WHAT THE TASK ASKS
Return only the lines between the line holding "Output the LaTeX" and the line holding "(0,0) rectangle (714,477);", the two boundary lines included, exactly as they appear.

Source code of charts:
╔══
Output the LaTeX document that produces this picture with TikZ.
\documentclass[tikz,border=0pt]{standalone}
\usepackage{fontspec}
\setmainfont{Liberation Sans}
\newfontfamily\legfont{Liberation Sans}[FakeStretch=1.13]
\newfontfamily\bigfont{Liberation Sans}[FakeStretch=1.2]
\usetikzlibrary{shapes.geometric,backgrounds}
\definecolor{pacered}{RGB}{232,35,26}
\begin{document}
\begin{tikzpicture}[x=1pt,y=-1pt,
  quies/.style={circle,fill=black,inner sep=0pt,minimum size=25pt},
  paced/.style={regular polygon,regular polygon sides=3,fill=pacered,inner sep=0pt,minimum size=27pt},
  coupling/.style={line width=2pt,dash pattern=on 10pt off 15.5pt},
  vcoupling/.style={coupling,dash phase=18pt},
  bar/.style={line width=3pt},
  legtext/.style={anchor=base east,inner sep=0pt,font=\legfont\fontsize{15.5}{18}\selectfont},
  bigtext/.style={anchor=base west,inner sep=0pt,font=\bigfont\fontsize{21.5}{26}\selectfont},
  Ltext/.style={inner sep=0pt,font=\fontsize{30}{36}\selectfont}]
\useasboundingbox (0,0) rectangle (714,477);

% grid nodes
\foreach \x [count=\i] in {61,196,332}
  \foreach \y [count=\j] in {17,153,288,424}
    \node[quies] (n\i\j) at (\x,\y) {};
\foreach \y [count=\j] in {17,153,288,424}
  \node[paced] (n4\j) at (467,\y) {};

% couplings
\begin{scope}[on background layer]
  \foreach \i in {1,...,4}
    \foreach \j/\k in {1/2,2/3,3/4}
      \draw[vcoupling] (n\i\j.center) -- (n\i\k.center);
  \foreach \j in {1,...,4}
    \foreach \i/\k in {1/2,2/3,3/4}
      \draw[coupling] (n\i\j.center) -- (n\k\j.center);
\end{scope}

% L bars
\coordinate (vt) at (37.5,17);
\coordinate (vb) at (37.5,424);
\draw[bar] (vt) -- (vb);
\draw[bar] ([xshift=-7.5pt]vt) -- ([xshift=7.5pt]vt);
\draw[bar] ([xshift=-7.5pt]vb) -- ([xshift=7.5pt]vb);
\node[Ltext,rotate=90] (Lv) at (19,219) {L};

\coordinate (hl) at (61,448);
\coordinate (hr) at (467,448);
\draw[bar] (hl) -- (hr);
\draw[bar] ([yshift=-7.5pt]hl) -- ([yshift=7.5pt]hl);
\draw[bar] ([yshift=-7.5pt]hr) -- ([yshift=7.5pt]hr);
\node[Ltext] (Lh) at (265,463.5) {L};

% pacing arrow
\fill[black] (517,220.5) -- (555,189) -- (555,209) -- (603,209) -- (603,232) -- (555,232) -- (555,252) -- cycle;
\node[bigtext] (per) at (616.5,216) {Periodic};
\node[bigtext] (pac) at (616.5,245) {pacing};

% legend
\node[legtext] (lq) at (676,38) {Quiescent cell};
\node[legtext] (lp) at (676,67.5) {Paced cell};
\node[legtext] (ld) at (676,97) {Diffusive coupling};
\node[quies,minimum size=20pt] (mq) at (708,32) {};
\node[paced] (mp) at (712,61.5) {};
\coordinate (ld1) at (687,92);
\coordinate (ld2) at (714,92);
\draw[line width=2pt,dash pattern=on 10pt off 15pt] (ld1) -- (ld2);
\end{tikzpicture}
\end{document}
╚══
╔══
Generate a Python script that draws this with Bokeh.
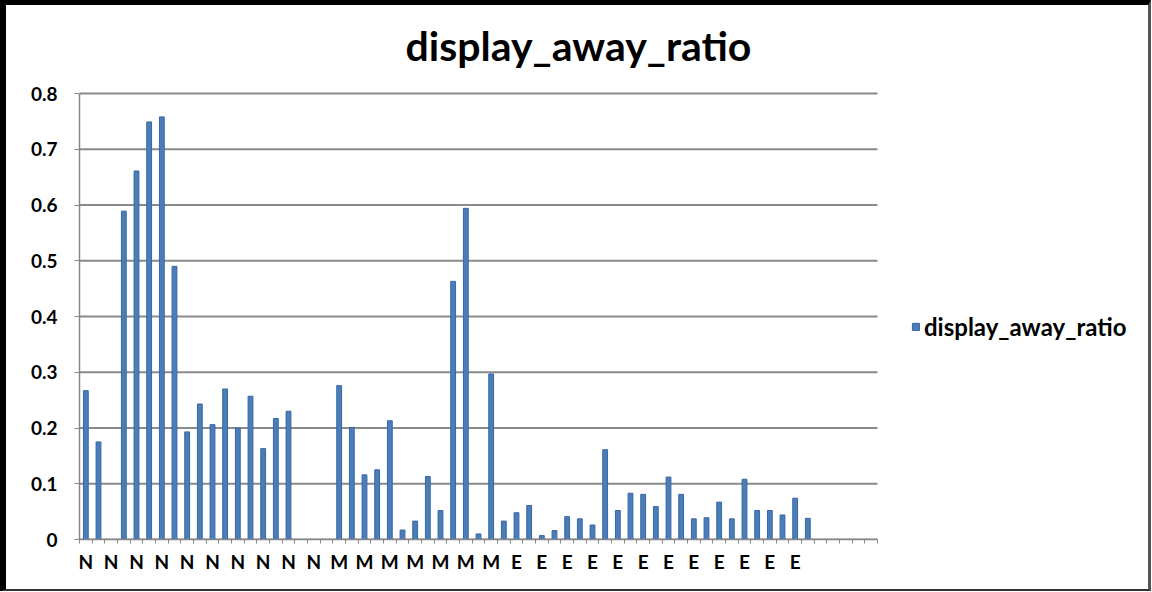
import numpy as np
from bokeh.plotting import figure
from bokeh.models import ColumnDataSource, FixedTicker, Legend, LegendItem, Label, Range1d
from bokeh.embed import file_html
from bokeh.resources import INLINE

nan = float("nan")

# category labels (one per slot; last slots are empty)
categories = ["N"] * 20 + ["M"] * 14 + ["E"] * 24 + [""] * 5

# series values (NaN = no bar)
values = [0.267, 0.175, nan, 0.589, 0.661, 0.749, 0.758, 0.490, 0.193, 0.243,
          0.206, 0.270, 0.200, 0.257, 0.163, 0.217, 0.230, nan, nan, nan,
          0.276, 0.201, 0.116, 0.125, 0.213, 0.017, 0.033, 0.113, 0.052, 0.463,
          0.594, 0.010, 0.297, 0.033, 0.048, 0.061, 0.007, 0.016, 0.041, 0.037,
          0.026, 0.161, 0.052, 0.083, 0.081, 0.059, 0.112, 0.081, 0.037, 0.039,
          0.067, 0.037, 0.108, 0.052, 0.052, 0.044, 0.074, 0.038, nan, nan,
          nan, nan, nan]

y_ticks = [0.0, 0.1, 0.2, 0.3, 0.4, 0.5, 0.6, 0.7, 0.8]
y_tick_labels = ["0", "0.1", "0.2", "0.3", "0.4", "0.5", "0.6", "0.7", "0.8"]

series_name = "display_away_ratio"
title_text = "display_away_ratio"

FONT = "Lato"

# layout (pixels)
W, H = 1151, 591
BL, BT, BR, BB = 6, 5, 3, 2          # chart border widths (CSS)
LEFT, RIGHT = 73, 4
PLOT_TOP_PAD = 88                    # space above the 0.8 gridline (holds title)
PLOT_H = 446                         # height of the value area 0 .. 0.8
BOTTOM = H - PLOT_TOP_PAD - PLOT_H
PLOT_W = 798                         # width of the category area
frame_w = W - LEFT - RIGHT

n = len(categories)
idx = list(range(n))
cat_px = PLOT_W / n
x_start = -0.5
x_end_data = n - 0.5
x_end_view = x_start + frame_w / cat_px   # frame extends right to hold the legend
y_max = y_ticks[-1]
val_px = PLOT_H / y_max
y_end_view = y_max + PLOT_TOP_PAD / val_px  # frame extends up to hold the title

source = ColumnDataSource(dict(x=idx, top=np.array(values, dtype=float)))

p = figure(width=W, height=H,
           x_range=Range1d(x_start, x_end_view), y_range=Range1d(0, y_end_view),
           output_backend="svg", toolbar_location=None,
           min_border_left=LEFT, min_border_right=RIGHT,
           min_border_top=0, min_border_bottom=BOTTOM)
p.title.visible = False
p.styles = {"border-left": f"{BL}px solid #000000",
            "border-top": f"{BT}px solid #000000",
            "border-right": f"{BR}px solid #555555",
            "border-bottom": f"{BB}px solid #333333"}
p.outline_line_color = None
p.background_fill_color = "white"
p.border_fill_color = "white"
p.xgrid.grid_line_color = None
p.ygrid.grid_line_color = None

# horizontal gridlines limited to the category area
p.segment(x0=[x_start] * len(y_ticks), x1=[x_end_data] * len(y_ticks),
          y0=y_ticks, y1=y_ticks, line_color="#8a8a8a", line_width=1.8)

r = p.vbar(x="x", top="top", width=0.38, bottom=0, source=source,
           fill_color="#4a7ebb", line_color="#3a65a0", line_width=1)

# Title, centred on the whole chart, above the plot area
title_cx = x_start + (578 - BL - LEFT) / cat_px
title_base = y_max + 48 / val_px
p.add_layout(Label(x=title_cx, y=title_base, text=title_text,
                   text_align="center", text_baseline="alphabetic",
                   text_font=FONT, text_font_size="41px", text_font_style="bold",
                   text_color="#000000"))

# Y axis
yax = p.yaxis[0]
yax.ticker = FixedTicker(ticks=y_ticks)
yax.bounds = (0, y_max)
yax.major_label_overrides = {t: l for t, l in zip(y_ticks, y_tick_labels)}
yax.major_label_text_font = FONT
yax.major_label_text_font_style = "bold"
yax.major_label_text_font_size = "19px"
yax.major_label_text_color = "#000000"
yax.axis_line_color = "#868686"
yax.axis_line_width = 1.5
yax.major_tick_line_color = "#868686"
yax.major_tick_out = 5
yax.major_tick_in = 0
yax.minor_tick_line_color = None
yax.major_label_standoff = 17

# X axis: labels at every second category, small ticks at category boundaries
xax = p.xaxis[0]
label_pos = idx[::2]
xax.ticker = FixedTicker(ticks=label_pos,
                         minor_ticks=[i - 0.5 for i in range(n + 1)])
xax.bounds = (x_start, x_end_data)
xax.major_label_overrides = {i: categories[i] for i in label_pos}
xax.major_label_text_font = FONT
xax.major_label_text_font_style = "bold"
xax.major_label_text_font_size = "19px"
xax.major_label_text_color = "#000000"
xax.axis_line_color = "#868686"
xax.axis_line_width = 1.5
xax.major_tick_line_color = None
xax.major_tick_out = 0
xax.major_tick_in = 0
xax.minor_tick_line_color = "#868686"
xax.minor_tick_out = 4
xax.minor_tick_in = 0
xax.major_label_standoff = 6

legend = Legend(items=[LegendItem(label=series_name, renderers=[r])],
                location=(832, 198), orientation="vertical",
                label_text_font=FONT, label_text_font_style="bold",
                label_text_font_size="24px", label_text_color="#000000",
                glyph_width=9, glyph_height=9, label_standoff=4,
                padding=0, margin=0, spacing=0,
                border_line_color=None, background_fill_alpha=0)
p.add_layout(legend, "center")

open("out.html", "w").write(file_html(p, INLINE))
╚══
WRITTEN SOLUTION
Output the LaTeX document that produces this picture with TikZ.
\documentclass[tikz,border=0pt]{standalone}
\usepackage{fontspec}
\setmainfont{Liberation Sans}
\newfontfamily\legfont{Liberation Sans}[FakeStretch=1.13]
\newfontfamily\bigfont{Liberation Sans}[FakeStretch=1.2]
\usetikzlibrary{shapes.geometric,backgrounds}
\definecolor{pacered}{RGB}{232,35,26}
\begin{document}
\begin{tikzpicture}[x=1pt,y=-1pt,
  quies/.style={circle,fill=black,inner sep=0pt,minimum size=25pt},
  paced/.style={regular polygon,regular polygon sides=3,fill=pacered,inner sep=0pt,minimum size=27pt},
  coupling/.style={line width=2pt,dash pattern=on 10pt off 15.5pt},
  vcoupling/.style={coupling,dash phase=18pt},
  bar/.style={line width=3pt},
  legtext/.style={anchor=base east,inner sep=0pt,font=\legfont\fontsize{15.5}{18}\selectfont},
  bigtext/.style={anchor=base west,inner sep=0pt,font=\bigfont\fontsize{21.5}{26}\selectfont},
  Ltext/.style={inner sep=0pt,font=\fontsize{30}{36}\selectfont}]
\useasboundingbox (0,0) rectangle (714,477);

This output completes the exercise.